▶ Task instructions:
Restate exactly the lines that run from the start of the records below to the line containing "level_red = [83.3, 83.85, 83.3, 83.85, 83.3, 83.85, 83.85]", counting both ends, and nothing else; pictures stay out.

[Records from a data source]

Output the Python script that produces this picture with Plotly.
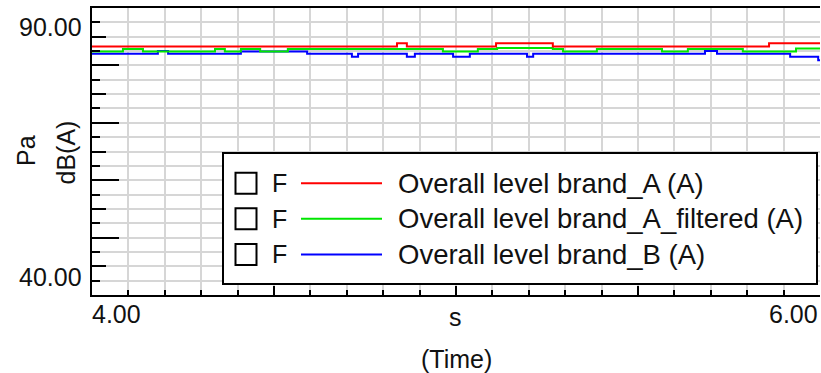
import plotly.graph_objects as go

# ---------------- data ----------------
series_names = ["Overall level brand_A (A)",
                "Overall level brand_A_filtered (A)",
                "Overall level brand_B (A)"]

time_red = [4.000, 4.838, 4.865, 5.110, 5.266, 5.860, 6.000]
level_red = [83.3, 83.85, 83.3, 83.85, 83.3, 83.85, 83.85]

time_green = [4.000, 4.085, 4.140, 4.338, 4.365, 4.409, 4.462, 4.538, 4.964, 5.060,
              5.113, 5.266, 5.294, 5.387, 5.566, 5.637, 5.788, 5.934, 6.000]
level_green = [82.4, 82.85, 82.4, 82.85, 82.4, 82.85, 82.4, 82.85, 82.4, 82.85,
               83.05, 82.85, 82.4, 82.85, 82.4, 82.85, 82.4, 82.95, 82.95]

time_blue = [4.000, 4.181, 4.209, 4.409, 4.591, 4.714, 4.731, 4.865, 4.887, 4.992,
             5.038, 5.195, 5.212, 5.684, 5.717, 5.918, 5.995, 6.000]
level_blue = [82.05, 82.5, 82.05, 82.4, 82.05, 81.5, 82.05, 81.5, 82.05, 81.5,
              82.05, 81.5, 82.05, 82.5, 82.05, 81.5, 80.9, 80.9]

x_range = [4.0, 6.0]
y_range = [40.0, 90.0]
x_tick_labels = ["4.00", "6.00"]
y_tick_labels = ["40.00", "90.00"]
x_title = ["s", "(Time)"]
y_title = ["Pa", "dB(A)"]
legend_flag = "F"

colors = ["#ff0000", "#00e600", "#0000ff"]

# ---------------- figure ----------------
W, H = 821, 373
ML, MR, MT, MB = 92, 1, 8, 78
PW, PH = W - ML - MR, H - MT - MB


def px_x(px):
    return (px - ML) / PW


def px_y(py):
    return (H - MB - py) / PH


FONT = "Liberation Sans, Arial, sans-serif"
TXT = "#111111"
GRID = "#d6d6d6"

fig = go.Figure()
for t, v, name, col in [(time_blue, level_blue, series_names[2], colors[2]),
                        (time_green, level_green, series_names[1], colors[1]),
                        (time_red, level_red, series_names[0], colors[0])]:
    fig.add_trace(go.Scatter(x=t, y=v, mode="lines", name=name,
                             line=dict(color=col, width=2, shape="hv"),
                             showlegend=False))
# empty trace registering the medium-tick axis
fig.add_trace(go.Scatter(x=[], y=[], yaxis="y2", showlegend=False))

fig.update_layout(
    width=W, height=H,
    margin=dict(l=ML, r=MR, t=MT, b=MB, pad=0),
    paper_bgcolor="white", plot_bgcolor="white",
    font=dict(family=FONT, size=25, color=TXT),
    xaxis=dict(range=x_range, showline=True, linecolor="black", linewidth=2, mirror=True,
               ticks="inside", ticklen=9, tickwidth=1.5, tickcolor="black",
               tick0=4, dtick=0.5, showticklabels=False, zeroline=False,
               showgrid=True, gridcolor=GRID, gridwidth=2,
               minor=dict(tick0=4, dtick=0.1, ticks="inside", ticklen=5, tickwidth=1.5,
                          tickcolor="black", showgrid=True, gridcolor=GRID, gridwidth=2)),
    yaxis=dict(range=y_range, showline=True, linecolor="black", linewidth=2, mirror=False,
               ticks="inside", ticklen=27, tickwidth=2, tickcolor="black",
               tick0=40, dtick=10, showticklabels=False, zeroline=False,
               showgrid=True, gridcolor=GRID, gridwidth=2,
               minor=dict(tick0=40, dtick=2.5, ticks="inside", ticklen=8, tickwidth=2,
                          tickcolor="black", showgrid=True, gridcolor=GRID, gridwidth=2)),
    yaxis2=dict(range=y_range, overlaying="y", anchor="x", side="left",
                ticks="inside", ticklen=14, tickwidth=2, tickcolor="black",
                tick0=40, dtick=5, showticklabels=False, showgrid=False,
                showline=False, zeroline=False),
    showlegend=False,
)

ann = []
# axis end labels
ann.append(dict(text=y_tick_labels[1], xref="paper", x=0, xanchor="right", xshift=-8,
                yref="y", y=y_range[1], yanchor="top", yshift=-3, showarrow=False))
ann.append(dict(text=y_tick_labels[0], xref="paper", x=0, xanchor="right", xshift=-8,
                yref="y", y=y_range[0], yanchor="bottom", yshift=2, showarrow=False))
ann.append(dict(text=x_tick_labels[0], xref="x", x=x_range[0], xanchor="left", xshift=-2,
                yref="paper", y=0, yanchor="top", yshift=-3, showarrow=False))
ann.append(dict(text=x_tick_labels[1], xref="x", x=x_range[1], xanchor="right", xshift=0,
                yref="paper", y=0, yanchor="top", yshift=-3, showarrow=False))
# axis titles
ann.append(dict(text=x_title[0], xref="paper", x=px_x(455), xanchor="center",
                yref="paper", y=px_y(317), yanchor="middle", showarrow=False))
ann.append(dict(text=x_title[1], xref="paper", x=px_x(456), xanchor="center",
                yref="paper", y=px_y(359), yanchor="middle", showarrow=False))
ann.append(dict(text=y_title[0], xref="paper", x=px_x(26), xanchor="center",
                yref="paper", y=px_y(151), yanchor="middle", textangle=-90, showarrow=False))
ann.append(dict(text=y_title[1], xref="paper", x=px_x(65), xanchor="center",
                yref="paper", y=px_y(152.5), yanchor="middle", textangle=-90, showarrow=False))

shapes = []
# legend box
shapes.append(dict(type="rect", xref="paper", yref="paper", layer="above",
                   x0=px_x(223), x1=px_x(817), y0=px_y(284), y1=px_y(153),
                   fillcolor="white", line=dict(color="black", width=2)))
rows = [183.3, 218.8, 254.5]
for row, name, col in zip(rows, series_names, colors):
    shapes.append(dict(type="rect", xref="paper", yref="paper", layer="above",
                       x0=px_x(235.5), x1=px_x(256.5), y0=px_y(row + 10.5), y1=px_y(row - 10.5),
                       fillcolor="white", line=dict(color="black", width=2)))
    shapes.append(dict(type="line", xref="paper", yref="paper", layer="above",
                       x0=px_x(301), x1=px_x(382), y0=px_y(row), y1=px_y(row),
                       line=dict(color=col, width=2)))
    ann.append(dict(text=legend_flag, xref="paper", x=px_x(270), xanchor="left",
                    yref="paper", y=px_y(row), yanchor="middle", showarrow=False,
                    font=dict(size=25)))
    ann.append(dict(text=name, xref="paper", x=px_x(396), xanchor="left",
                    yref="paper", y=px_y(row), yanchor="middle", showarrow=False,
                    font=dict(size=27.5)))

fig.update_layout(annotations=ann, shapes=shapes)
fig.write_html("out.html", config={"displayModeBar": False},
               post_script="document.body.style.margin='0';document.body.style.overflow='hidden';")
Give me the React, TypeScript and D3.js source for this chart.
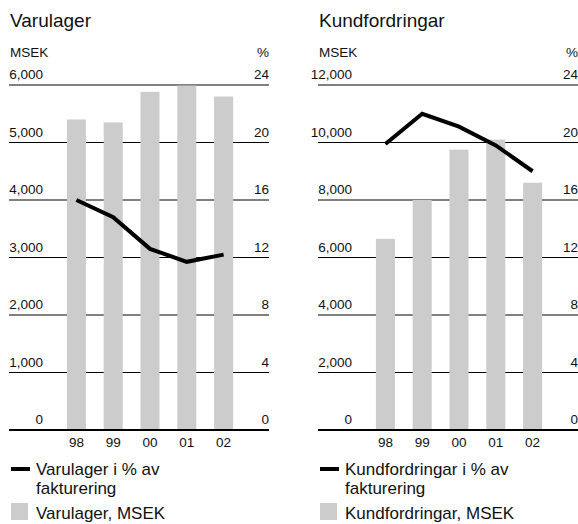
import React from 'react'
import { scaleBand, scaleLinear, line, format } from 'd3'

const years = ['98', '99', '00', '01', '02']

const varulagerMsek = [5400, 5350, 5880, 5990, 5800]
const varulagerPct = [16.0, 14.8, 12.6, 11.7, 12.2]

const kundMsek = [6650, 8000, 9750, 10100, 8600]
const kundPct = [19.9, 22.0, 21.1, 19.8, 18.0]

const leftTicksVarulager = [0, 1000, 2000, 3000, 4000, 5000, 6000]
const leftTicksKund = [0, 2000, 4000, 6000, 8000, 10000, 12000]
const rightTicks = [0, 4, 8, 12, 16, 20, 24]

const FONT = '"Liberation Sans", Arial, sans-serif'
const GREY = '#cccccc'

interface IPanelProps {
    x0: number
    title: string
    values: number[]
    pct: number[]
    leftTicks: number[]
    lineLabel: string[]
    barLabel: string
}

const Panel = (props: IPanelProps) => {
    const left = props.x0
    const right = props.x0 + 260
    const top = 85
    const bottom = 430

    const x = scaleBand()
        .domain(years)
        .range([left + 49, left + 233])
        .paddingInner(0.483)
        .paddingOuter(0.2415)

    const yMax = props.leftTicks[props.leftTicks.length - 1]
    const y = scaleLinear().domain([0, yMax]).range([bottom, top])
    const yPct = scaleLinear().domain([0, 24]).range([bottom, top])

    const fmt = format(',')
    const cx = (d: string) => (x(d) || 0) + x.bandwidth() / 2

    const pctLine = line<number>()
        .x((_, i) => cx(years[i]))
        .y(d => yPct(d))

    return (
        <g fontFamily={FONT} fill="#111">
            <text x={left + 1} y={27} fontSize={19}>{props.title}</text>
            <text x={left + 1} y={57} fontSize={13.5}>MSEK</text>
            <text x={right} y={57} fontSize={13.5} textAnchor="end">%</text>

            {props.leftTicks.map((t, i) => (
                <g key={t}>
                    <line x1={left} x2={right} y1={y(t)} y2={y(t)}
                        stroke="#000" strokeWidth={i === 0 ? 2 : 1} />
                    <text x={left + 34} y={y(t) - 6} fontSize={13.5} textAnchor="end">{fmt(t)}</text>
                    <text x={right} y={y(t) - 6} fontSize={13.5} textAnchor="end">{rightTicks[i]}</text>
                </g>
            ))}

            {props.values.map((v, i) => (
                <rect key={years[i]} x={x(years[i])} y={y(v)} width={x.bandwidth()}
                    height={bottom - 1 - y(v)} fill={GREY} />
            ))}

            <path d={pctLine(props.pct) || ''} fill="none" stroke="#000" strokeWidth={4} />

            {years.map(d => (
                <text key={d} x={cx(d)} y={447} fontSize={13.5} textAnchor="middle">{d}</text>
            ))}

            <rect x={left + 2} y={467} width={19} height={4} fill="#000" />
            <text x={left + 27} y={475} fontSize={17}>{props.lineLabel[0]}</text>
            <text x={left + 27} y={494} fontSize={17}>{props.lineLabel[1]}</text>
            <rect x={left + 2} y={503} width={17} height={17} fill={GREY} />
            <text x={left + 27} y={519} fontSize={17}>{props.barLabel}</text>
        </g>
    )
}

const App = () => {
    return (
        <svg width={578} height={524} style={{ position: 'absolute', left: 0, top: 0, background: '#fff' }}>
            <Panel x0={9} title="Varulager" values={varulagerMsek} pct={varulagerPct}
                leftTicks={leftTicksVarulager}
                lineLabel={['Varulager i % av', 'fakturering']} barLabel="Varulager, MSEK" />
            <Panel x0={318} title="Kundfordringar" values={kundMsek} pct={kundPct}
                leftTicks={leftTicksKund}
                lineLabel={['Kundfordringar i % av', 'fakturering']} barLabel="Kundfordringar, MSEK" />
        </svg>
    )
}

export default App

▶ Exercise solution:
Output the Python script that produces this picture with Plotly.
import plotly.graph_objects as go

# ---------------- data ----------------
series_names = ["Overall level brand_A (A)",
                "Overall level brand_A_filtered (A)",
                "Overall level brand_B (A)"]

time_red = [4.000, 4.838, 4.865, 5.110, 5.266, 5.860, 6.000]
level_red = [83.3, 83.85, 83.3, 83.85, 83.3, 83.85, 83.85]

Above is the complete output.